| What you need to do |
The line holding "const HEIGHT = 1065;" is the last one to output; start at the first line of the data, keep every line in between exactly, and leave out pictures.

************

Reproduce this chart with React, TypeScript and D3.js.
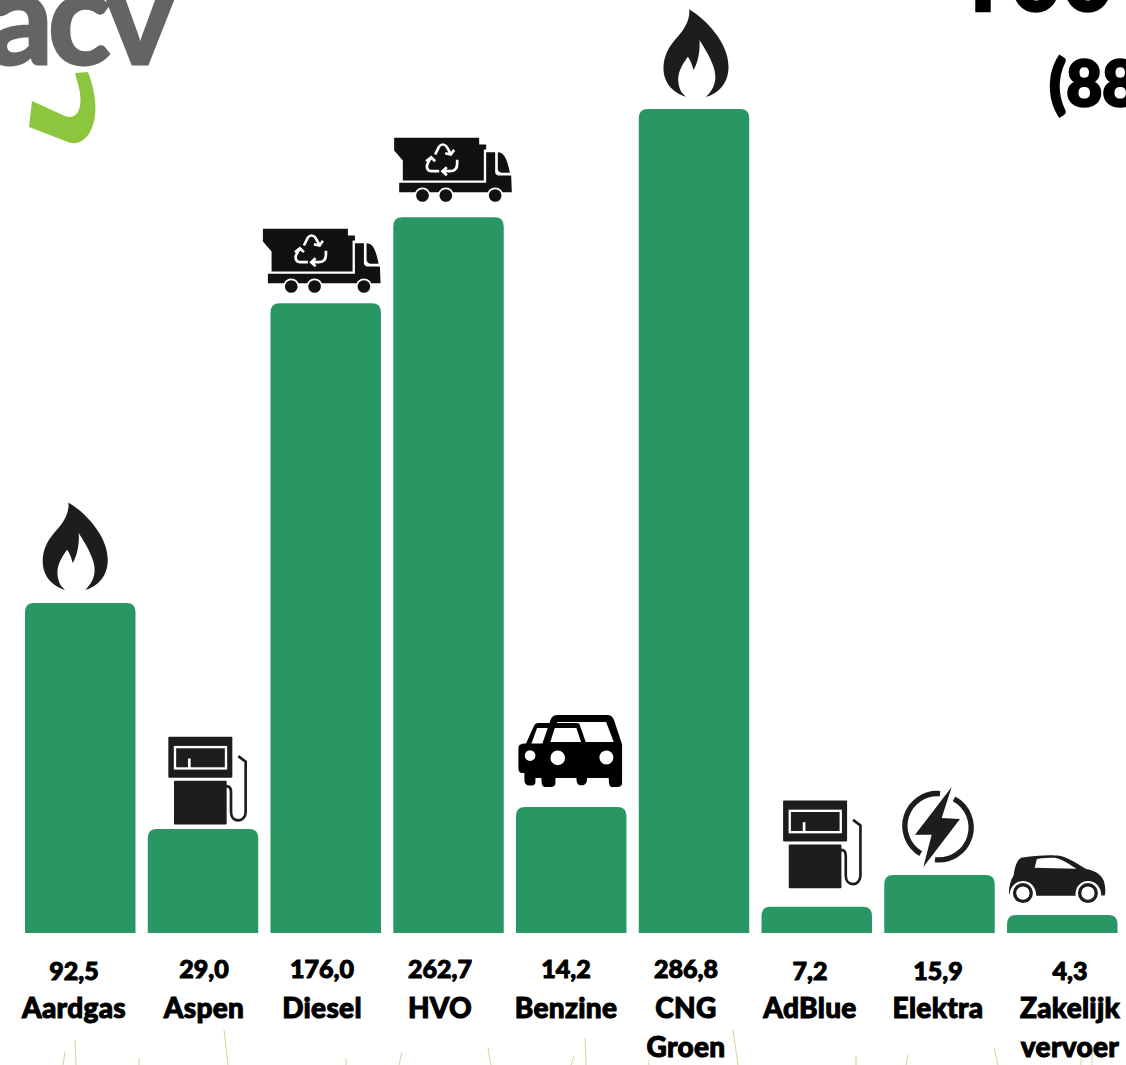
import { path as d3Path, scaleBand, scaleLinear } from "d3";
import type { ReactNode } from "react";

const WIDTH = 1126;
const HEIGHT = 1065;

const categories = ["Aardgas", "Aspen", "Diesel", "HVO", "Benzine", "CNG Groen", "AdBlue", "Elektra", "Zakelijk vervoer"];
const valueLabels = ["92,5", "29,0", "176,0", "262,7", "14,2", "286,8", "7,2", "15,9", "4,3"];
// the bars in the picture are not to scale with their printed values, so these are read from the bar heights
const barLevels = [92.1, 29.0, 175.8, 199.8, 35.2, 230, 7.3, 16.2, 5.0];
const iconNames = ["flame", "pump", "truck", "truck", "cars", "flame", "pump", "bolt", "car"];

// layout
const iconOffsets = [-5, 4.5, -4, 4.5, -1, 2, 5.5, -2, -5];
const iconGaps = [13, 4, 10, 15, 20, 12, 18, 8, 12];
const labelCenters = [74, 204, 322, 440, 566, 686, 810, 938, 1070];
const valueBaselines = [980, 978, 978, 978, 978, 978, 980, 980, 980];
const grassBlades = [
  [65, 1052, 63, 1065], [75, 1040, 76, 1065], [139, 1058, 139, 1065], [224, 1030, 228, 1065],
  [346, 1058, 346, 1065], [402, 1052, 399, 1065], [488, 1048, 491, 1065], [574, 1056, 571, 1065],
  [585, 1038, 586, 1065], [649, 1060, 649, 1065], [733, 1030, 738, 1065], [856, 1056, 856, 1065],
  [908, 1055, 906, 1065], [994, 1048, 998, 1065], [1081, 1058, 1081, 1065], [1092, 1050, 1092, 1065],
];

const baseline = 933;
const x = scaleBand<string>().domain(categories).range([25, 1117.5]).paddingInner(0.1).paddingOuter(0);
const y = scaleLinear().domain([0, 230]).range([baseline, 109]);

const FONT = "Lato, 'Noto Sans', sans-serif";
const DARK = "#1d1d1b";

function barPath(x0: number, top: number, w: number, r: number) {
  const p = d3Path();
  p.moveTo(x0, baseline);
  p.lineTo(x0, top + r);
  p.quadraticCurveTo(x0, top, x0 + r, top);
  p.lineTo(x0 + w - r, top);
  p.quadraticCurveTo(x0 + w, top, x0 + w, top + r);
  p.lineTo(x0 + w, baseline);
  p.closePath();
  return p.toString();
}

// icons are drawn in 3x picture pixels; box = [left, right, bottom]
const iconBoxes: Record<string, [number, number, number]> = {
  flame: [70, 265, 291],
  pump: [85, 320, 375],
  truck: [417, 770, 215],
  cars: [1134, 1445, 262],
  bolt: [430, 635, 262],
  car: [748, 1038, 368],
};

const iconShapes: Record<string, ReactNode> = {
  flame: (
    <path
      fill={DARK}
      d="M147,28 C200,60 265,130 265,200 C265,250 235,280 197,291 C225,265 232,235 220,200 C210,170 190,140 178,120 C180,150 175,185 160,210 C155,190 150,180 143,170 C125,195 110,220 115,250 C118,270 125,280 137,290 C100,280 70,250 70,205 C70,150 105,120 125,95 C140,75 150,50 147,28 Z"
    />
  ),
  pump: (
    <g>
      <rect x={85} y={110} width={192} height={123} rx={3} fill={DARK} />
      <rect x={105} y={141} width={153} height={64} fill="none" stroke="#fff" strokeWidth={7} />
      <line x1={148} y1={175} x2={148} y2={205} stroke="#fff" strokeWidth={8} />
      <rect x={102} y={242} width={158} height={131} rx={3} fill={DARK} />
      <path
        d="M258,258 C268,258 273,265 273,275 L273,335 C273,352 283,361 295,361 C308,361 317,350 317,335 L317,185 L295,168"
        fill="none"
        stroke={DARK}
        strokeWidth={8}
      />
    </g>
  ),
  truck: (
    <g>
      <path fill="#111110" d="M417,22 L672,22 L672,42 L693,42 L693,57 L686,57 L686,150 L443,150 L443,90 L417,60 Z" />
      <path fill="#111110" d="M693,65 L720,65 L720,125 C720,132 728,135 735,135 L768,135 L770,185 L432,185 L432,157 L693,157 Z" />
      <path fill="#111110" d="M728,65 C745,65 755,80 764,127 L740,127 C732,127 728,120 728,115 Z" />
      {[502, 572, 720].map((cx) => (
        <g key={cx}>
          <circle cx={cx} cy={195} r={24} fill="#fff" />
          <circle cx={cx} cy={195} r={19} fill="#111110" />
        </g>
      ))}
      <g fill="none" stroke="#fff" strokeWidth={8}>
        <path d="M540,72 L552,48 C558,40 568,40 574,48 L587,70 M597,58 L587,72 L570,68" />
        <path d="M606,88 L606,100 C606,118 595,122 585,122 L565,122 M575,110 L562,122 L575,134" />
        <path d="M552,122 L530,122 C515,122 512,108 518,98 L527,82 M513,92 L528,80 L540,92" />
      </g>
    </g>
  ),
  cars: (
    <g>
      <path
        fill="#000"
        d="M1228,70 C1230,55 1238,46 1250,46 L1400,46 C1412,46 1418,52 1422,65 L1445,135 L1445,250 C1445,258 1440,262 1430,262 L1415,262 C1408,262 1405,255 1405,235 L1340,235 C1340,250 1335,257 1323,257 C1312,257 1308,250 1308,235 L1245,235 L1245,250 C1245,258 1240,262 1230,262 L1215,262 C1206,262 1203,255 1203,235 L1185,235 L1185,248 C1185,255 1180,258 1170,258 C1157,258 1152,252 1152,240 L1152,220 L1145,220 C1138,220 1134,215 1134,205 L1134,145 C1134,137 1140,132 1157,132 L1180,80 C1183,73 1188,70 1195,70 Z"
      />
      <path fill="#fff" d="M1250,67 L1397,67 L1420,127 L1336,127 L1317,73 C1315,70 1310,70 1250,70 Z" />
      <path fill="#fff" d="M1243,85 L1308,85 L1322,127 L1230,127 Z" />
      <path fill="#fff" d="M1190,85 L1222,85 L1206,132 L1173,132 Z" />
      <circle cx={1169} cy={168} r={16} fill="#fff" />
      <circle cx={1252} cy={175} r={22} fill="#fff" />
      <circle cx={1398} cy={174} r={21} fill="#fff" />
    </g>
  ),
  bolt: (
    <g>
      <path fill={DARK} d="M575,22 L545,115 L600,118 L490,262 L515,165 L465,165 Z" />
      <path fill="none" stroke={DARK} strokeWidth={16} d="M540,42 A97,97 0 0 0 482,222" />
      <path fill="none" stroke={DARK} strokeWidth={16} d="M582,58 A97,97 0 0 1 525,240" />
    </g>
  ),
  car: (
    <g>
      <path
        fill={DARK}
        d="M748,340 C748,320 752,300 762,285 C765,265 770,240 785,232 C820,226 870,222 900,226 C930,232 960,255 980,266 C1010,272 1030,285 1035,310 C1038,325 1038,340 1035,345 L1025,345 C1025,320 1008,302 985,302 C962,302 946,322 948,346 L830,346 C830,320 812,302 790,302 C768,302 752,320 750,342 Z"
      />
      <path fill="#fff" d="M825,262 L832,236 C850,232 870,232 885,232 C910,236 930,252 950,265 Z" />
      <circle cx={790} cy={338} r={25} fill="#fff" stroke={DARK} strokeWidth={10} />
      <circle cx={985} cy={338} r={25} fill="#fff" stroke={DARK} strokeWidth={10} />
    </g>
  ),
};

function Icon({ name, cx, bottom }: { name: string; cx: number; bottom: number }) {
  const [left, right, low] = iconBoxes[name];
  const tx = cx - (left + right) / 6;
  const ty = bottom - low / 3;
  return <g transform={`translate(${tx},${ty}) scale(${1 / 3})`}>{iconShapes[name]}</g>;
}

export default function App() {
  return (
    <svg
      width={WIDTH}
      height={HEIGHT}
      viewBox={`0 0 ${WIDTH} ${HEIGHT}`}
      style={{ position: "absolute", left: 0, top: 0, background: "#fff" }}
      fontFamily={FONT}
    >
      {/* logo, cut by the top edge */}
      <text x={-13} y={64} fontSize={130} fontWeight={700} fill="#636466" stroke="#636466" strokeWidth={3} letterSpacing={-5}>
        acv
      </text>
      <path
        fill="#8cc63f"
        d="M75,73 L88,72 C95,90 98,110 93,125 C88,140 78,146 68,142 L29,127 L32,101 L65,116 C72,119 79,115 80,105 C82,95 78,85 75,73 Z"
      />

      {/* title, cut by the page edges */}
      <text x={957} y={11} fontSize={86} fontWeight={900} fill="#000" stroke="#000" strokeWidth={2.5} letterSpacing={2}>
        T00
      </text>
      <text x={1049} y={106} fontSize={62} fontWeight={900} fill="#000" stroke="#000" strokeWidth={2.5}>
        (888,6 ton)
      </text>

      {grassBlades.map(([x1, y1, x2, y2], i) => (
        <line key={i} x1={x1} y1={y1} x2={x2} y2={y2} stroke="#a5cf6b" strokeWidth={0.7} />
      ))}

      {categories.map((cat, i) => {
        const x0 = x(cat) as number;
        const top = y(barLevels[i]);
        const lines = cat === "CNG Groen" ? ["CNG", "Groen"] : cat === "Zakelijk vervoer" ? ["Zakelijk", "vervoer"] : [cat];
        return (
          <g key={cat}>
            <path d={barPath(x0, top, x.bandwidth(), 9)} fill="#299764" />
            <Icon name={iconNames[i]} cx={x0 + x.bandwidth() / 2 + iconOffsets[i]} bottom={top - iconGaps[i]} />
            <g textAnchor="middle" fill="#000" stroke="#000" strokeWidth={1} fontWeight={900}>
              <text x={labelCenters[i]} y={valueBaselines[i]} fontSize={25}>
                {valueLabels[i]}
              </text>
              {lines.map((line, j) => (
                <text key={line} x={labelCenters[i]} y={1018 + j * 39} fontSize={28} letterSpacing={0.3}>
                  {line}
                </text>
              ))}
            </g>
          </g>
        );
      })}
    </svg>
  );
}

************

| Answer to this task |
Reproduce this chart with React, TypeScript and D3.js.
import { path as d3Path, scaleBand, scaleLinear } from "d3";
import type { ReactNode } from "react";

const WIDTH = 1126;
const HEIGHT = 1065;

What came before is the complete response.